— Begin ENTRIES —

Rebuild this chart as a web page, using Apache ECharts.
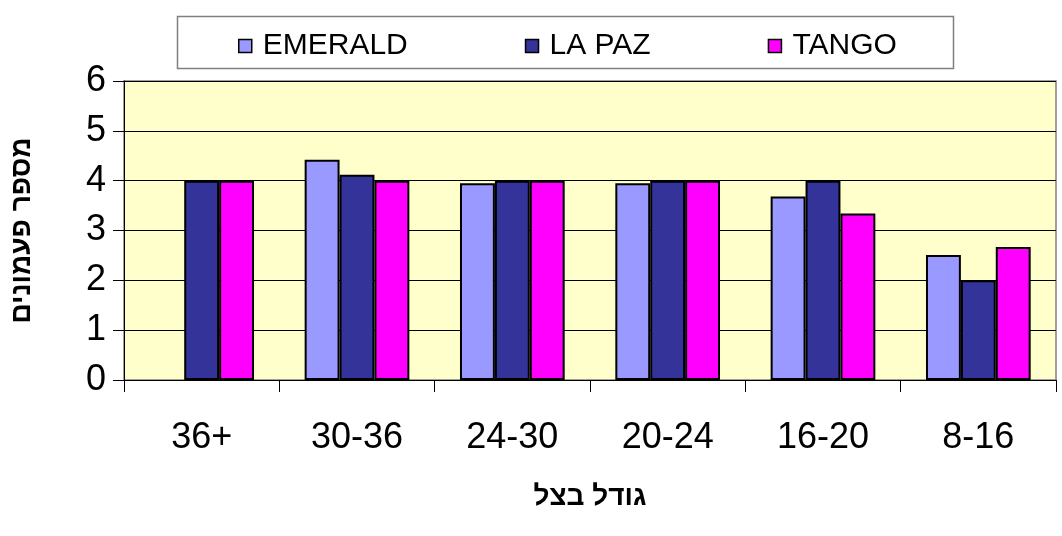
<!DOCTYPE html>
<html>
<head>
<meta charset="utf-8">
<title>מספר פעמונים לפי גודל בצל</title>
<script src="https://cdn.jsdelivr.net/npm/echarts@6/dist/echarts.min.js"></script>
<style>
    html,body{margin:0;padding:0;background:#fff;}
    #chart{width:1062px;height:536px;}
</style>
</head>
<body>
<div id="chart"></div>
<script>
    // נתונים
    var categories = ['36+', '30-36', '24-30', '20-24', '16-20', '8-16'];
    var emerald = [null, 4.42, 3.95, 3.95, 3.68, 2.51];
    var lapaz = [4, 4.12, 4, 4, 4, 2];
    var tango = [4, 4, 4, 4, 3.34, 2.67];
    var yTicks = [0, 1, 2, 3, 4, 5, 6];

    var FONT = "'Liberation Sans', Arial, 'DejaVu Sans', sans-serif";

    var chart = echarts.init(document.getElementById('chart'));

    function barSeries(name, data, color) {
        return {
            name: name,
            type: 'bar',
            data: data,
            barGap: '0%',
            barCategoryGap: '32.6%',
            itemStyle: {
                color: color,
                borderColor: '#000',
                borderWidth: 2
            }
        };
    }

    var option = {
        animation: false,
        textStyle: {
            fontFamily: FONT
        },
        graphic: [
            {
                type: 'rect',
                z: 0,
                shape: {x: 177.5, y: 16.5, width: 776, height: 52},
                style: {fill: '#fff', stroke: '#808080', lineWidth: 1.5}
            }
        ],
        legend: {
            left: 233,
            top: 26,
            icon: 'rect',
            itemWidth: 13,
            itemHeight: 13,
            itemGap: 117,
            itemStyle: {borderColor: '#000', borderWidth: 1.5},
            textStyle: {
                fontFamily: FONT,
                fontSize: 30,
                color: '#000',
                padding: [0, 0, 0, 6]
            },
            data: ['EMERALD', 'LA PAZ', 'TANGO']
        },
        grid: {
            left: 122,
            right: 6,
            top: 81,
            bottom: 156,
            show: true,
            backgroundColor: '#FFFFCC',
            borderColor: '#808080',
            borderWidth: 1.5
        },
        xAxis: {
            type: 'category',
            data: categories,
            name: 'גודל בצל',
            nameLocation: 'middle',
            nameGap: 103,
            nameTextStyle: {
                fontFamily: FONT,
                fontSize: 28,
                fontWeight: 'bold',
                color: '#000'
            },
            axisLine: {lineStyle: {color: '#000', width: 1}},
            axisTick: {show: true, length: 12, lineStyle: {color: '#000'}},
            axisLabel: {
                fontFamily: FONT,
                fontSize: 36,
                color: '#000',
                margin: 40
            }
        },
        yAxis: {
            type: 'value',
            min: yTicks[0],
            max: yTicks[yTicks.length - 1],
            interval: 1,
            name: 'מספר פעמונים',
            nameLocation: 'middle',
            nameGap: 88,
            nameRotate: 90,
            nameTextStyle: {
                fontFamily: FONT,
                fontSize: 28,
                fontWeight: 'bold',
                color: '#000'
            },
            axisLine: {show: true, lineStyle: {color: '#000', width: 1}},
            axisTick: {show: true, length: 11, lineStyle: {color: '#000'}},
            axisLabel: {
                fontFamily: FONT,
                fontSize: 36,
                color: '#000',
                margin: 18
            },
            splitLine: {show: true, lineStyle: {color: '#000', width: 1}}
        },
        series: [
            barSeries('EMERALD', emerald, '#9999FF'),
            barSeries('LA PAZ', lapaz, '#333399'),
            barSeries('TANGO', tango, '#FF00FF')
        ]
    };

    chart.setOption(option);
</script>
</body>
</html>
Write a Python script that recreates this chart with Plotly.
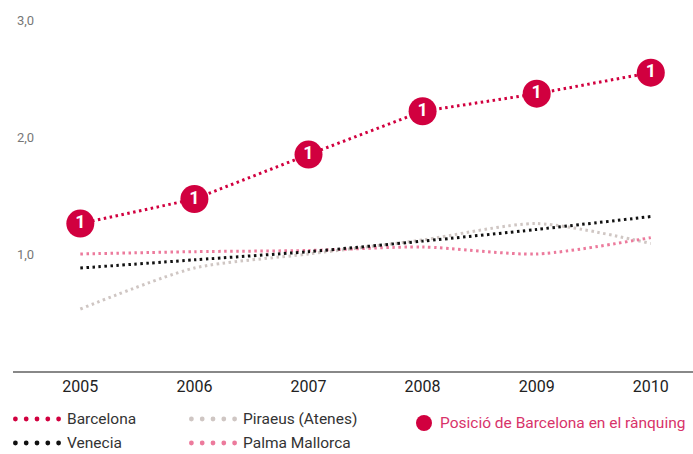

— End ENTRIES —

WHAT IS EXPECTED
Images should not appear in the copy; retype the listing above exactly.

SOLUTION BELOW
Rebuild this chart as a web page, using Apache ECharts.
<!DOCTYPE html>
<html>
<head>
<meta charset="utf-8">
<title>מספר פעמונים לפי גודל בצל</title>
<script src="https://cdn.jsdelivr.net/npm/echarts@6/dist/echarts.min.js"></script>
<style>
    html,body{margin:0;padding:0;background:#fff;}
    #chart{width:1062px;height:536px;}
</style>
</head>
<body>
<div id="chart"></div>
<script>
    // נתונים
    var categories = ['36+', '30-36', '24-30', '20-24', '16-20', '8-16'];
    var emerald = [null, 4.42, 3.95, 3.95, 3.68, 2.51];
    var lapaz = [4, 4.12, 4, 4, 4, 2];
    var tango = [4, 4, 4, 4, 3.34, 2.67];
    var yTicks = [0, 1, 2, 3, 4, 5, 6];

    var FONT = "'Liberation Sans', Arial, 'DejaVu Sans', sans-serif";

    var chart = echarts.init(document.getElementById('chart'));

    function barSeries(name, data, color) {
        return {
            name: name,
            type: 'bar',
            data: data,
            barGap: '0%',
            barCategoryGap: '32.6%',
            itemStyle: {
                color: color,
                borderColor: '#000',
                borderWidth: 2
            }
        };
    }

    var option = {
        animation: false,
        textStyle: {
            fontFamily: FONT
        },
        graphic: [
            {
                type: 'rect',
                z: 0,
                shape: {x: 177.5, y: 16.5, width: 776, height: 52},
                style: {fill: '#fff', stroke: '#808080', lineWidth: 1.5}
            }
        ],
        legend: {
            left: 233,
            top: 26,
            icon: 'rect',
            itemWidth: 13,
            itemHeight: 13,
            itemGap: 117,
            itemStyle: {borderColor: '#000', borderWidth: 1.5},
            textStyle: {
                fontFamily: FONT,
                fontSize: 30,
                color: '#000',
                padding: [0, 0, 0, 6]
            },
            data: ['EMERALD', 'LA PAZ', 'TANGO']
        },
        grid: {
            left: 122,
            right: 6,
            top: 81,
            bottom: 156,
            show: true,
            backgroundColor: '#FFFFCC',
            borderColor: '#808080',
            borderWidth: 1.5
        },
        xAxis: {
            type: 'category',
            data: categories,
            name: 'גודל בצל',
            nameLocation: 'middle',
            nameGap: 103,
            nameTextStyle: {
                fontFamily: FONT,
                fontSize: 28,
                fontWeight: 'bold',
                color: '#000'
            },
            axisLine: {lineStyle: {color: '#000', width: 1}},
            axisTick: {show: true, length: 12, lineStyle: {color: '#000'}},
            axisLabel: {
                fontFamily: FONT,
                fontSize: 36,
                color: '#000',
                margin: 40
            }
        },
        yAxis: {
            type: 'value',
            min: yTicks[0],
            max: yTicks[yTicks.length - 1],
            interval: 1,
            name: 'מספר פעמונים',
            nameLocation: 'middle',
            nameGap: 88,
            nameRotate: 90,
            nameTextStyle: {
                fontFamily: FONT,
                fontSize: 28,
                fontWeight: 'bold',
                color: '#000'
            },
            axisLine: {show: true, lineStyle: {color: '#000', width: 1}},
            axisTick: {show: true, length: 11, lineStyle: {color: '#000'}},
            axisLabel: {
                fontFamily: FONT,
                fontSize: 36,
                color: '#000',
                margin: 18
            },
            splitLine: {show: true, lineStyle: {color: '#000', width: 1}}
        },
        series: [
            barSeries('EMERALD', emerald, '#9999FF'),
            barSeries('LA PAZ', lapaz, '#333399'),
            barSeries('TANGO', tango, '#FF00FF')
        ]
    };

    chart.setOption(option);
</script>
</body>
</html>
Write a Python script that recreates this chart with Plotly.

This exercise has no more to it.